— Start —
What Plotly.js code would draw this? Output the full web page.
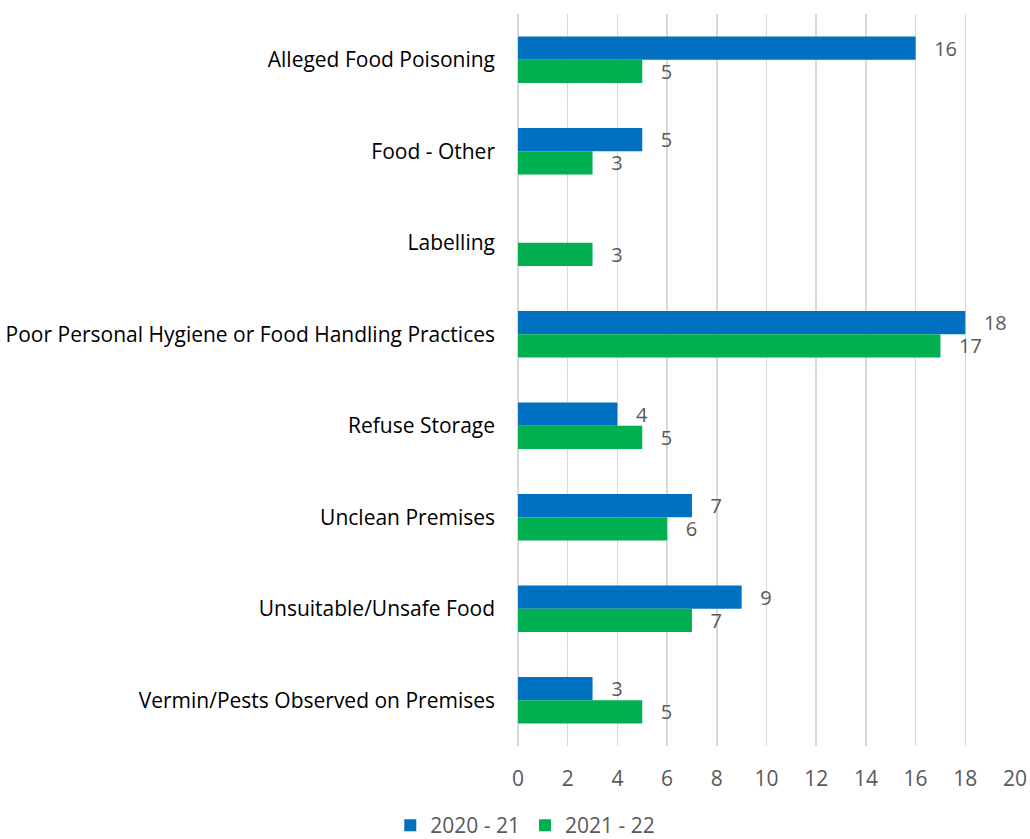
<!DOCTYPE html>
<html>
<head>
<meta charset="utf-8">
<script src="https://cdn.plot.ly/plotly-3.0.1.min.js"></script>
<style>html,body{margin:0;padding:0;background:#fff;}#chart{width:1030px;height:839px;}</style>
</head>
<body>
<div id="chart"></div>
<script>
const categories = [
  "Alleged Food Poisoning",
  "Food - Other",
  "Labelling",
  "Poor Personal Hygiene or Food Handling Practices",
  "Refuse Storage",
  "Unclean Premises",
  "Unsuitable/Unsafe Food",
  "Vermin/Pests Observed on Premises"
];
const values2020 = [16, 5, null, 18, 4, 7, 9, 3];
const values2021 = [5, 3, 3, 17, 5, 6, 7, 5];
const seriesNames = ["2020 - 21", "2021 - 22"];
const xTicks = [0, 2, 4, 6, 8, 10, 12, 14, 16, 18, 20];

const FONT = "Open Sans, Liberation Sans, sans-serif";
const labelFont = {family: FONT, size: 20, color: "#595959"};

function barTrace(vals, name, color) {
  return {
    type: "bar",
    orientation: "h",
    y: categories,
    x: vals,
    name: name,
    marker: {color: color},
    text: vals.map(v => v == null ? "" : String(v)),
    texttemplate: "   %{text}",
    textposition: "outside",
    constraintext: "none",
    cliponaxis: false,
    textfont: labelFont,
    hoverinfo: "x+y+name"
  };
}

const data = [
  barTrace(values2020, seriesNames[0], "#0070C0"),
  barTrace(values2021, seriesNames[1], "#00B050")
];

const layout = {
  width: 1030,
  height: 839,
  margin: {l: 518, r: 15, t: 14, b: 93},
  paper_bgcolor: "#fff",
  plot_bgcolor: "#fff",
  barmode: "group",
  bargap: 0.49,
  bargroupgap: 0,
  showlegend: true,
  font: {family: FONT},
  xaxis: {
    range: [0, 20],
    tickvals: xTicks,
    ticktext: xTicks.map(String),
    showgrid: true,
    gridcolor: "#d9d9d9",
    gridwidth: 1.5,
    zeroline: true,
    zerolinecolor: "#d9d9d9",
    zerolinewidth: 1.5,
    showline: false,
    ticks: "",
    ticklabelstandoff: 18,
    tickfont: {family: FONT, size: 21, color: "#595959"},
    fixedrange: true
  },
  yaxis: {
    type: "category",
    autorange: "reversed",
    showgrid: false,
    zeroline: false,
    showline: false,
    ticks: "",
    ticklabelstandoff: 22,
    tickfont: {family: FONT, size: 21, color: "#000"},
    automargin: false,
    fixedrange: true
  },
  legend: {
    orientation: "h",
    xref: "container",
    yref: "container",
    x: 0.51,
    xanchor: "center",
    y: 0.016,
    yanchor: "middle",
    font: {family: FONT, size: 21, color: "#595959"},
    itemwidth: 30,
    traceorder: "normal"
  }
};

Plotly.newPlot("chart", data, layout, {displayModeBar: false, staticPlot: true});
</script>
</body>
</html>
— End —
→ **BRIEF**: Give an exact reproduction of every line, leaving out any picture.

→ **OUTPUT FOR THIS EXERCISE**:
What Plotly.js code would draw this? Output the full web page.
<!DOCTYPE html>
<html>
<head>
<meta charset="utf-8">
<script src="https://cdn.plot.ly/plotly-3.0.1.min.js"></script>
<style>html,body{margin:0;padding:0;background:#fff;}#chart{width:1030px;height:839px;}</style>
</head>
<body>
<div id="chart"></div>
<script>
const categories = [
  "Alleged Food Poisoning",
  "Food - Other",
  "Labelling",
  "Poor Personal Hygiene or Food Handling Practices",
  "Refuse Storage",
  "Unclean Premises",
  "Unsuitable/Unsafe Food",
  "Vermin/Pests Observed on Premises"
];
const values2020 = [16, 5, null, 18, 4, 7, 9, 3];
const values2021 = [5, 3, 3, 17, 5, 6, 7, 5];
const seriesNames = ["2020 - 21", "2021 - 22"];
const xTicks = [0, 2, 4, 6, 8, 10, 12, 14, 16, 18, 20];

const FONT = "Open Sans, Liberation Sans, sans-serif";
const labelFont = {family: FONT, size: 20, color: "#595959"};

function barTrace(vals, name, color) {
  return {
    type: "bar",
    orientation: "h",
    y: categories,
    x: vals,
    name: name,
    marker: {color: color},
    text: vals.map(v => v == null ? "" : String(v)),
    texttemplate: "   %{text}",
    textposition: "outside",
    constraintext: "none",
    cliponaxis: false,
    textfont: labelFont,
    hoverinfo: "x+y+name"
  };
}

const data = [
  barTrace(values2020, seriesNames[0], "#0070C0"),
  barTrace(values2021, seriesNames[1], "#00B050")
];

const layout = {
  width: 1030,
  height: 839,
  margin: {l: 518, r: 15, t: 14, b: 93},
  paper_bgcolor: "#fff",
  plot_bgcolor: "#fff",
  barmode: "group",
  bargap: 0.49,
  bargroupgap: 0,
  showlegend: true,
  font: {family: FONT},
  xaxis: {
    range: [0, 20],
    tickvals: xTicks,
    ticktext: xTicks.map(String),
    showgrid: true,
    gridcolor: "#d9d9d9",
    gridwidth: 1.5,
    zeroline: true,
    zerolinecolor: "#d9d9d9",
    zerolinewidth: 1.5,
    showline: false,
    ticks: "",
    ticklabelstandoff: 18,
    tickfont: {family: FONT, size: 21, color: "#595959"},
    fixedrange: true
  },
  yaxis: {
    type: "category",
    autorange: "reversed",
    showgrid: false,
    zeroline: false,
    showline: false,
    ticks: "",
    ticklabelstandoff: 22,
    tickfont: {family: FONT, size: 21, color: "#000"},
    automargin: false,
    fixedrange: true
  },
  legend: {
    orientation: "h",
    xref: "container",
    yref: "container",
    x: 0.51,
    xanchor: "center",
    y: 0.016,
    yanchor: "middle",
    font: {family: FONT, size: 21, color: "#595959"},
    itemwidth: 30,
    traceorder: "normal"
  }
};

Plotly.newPlot("chart", data, layout, {displayModeBar: false, staticPlot: true});
</script>
</body>
</html>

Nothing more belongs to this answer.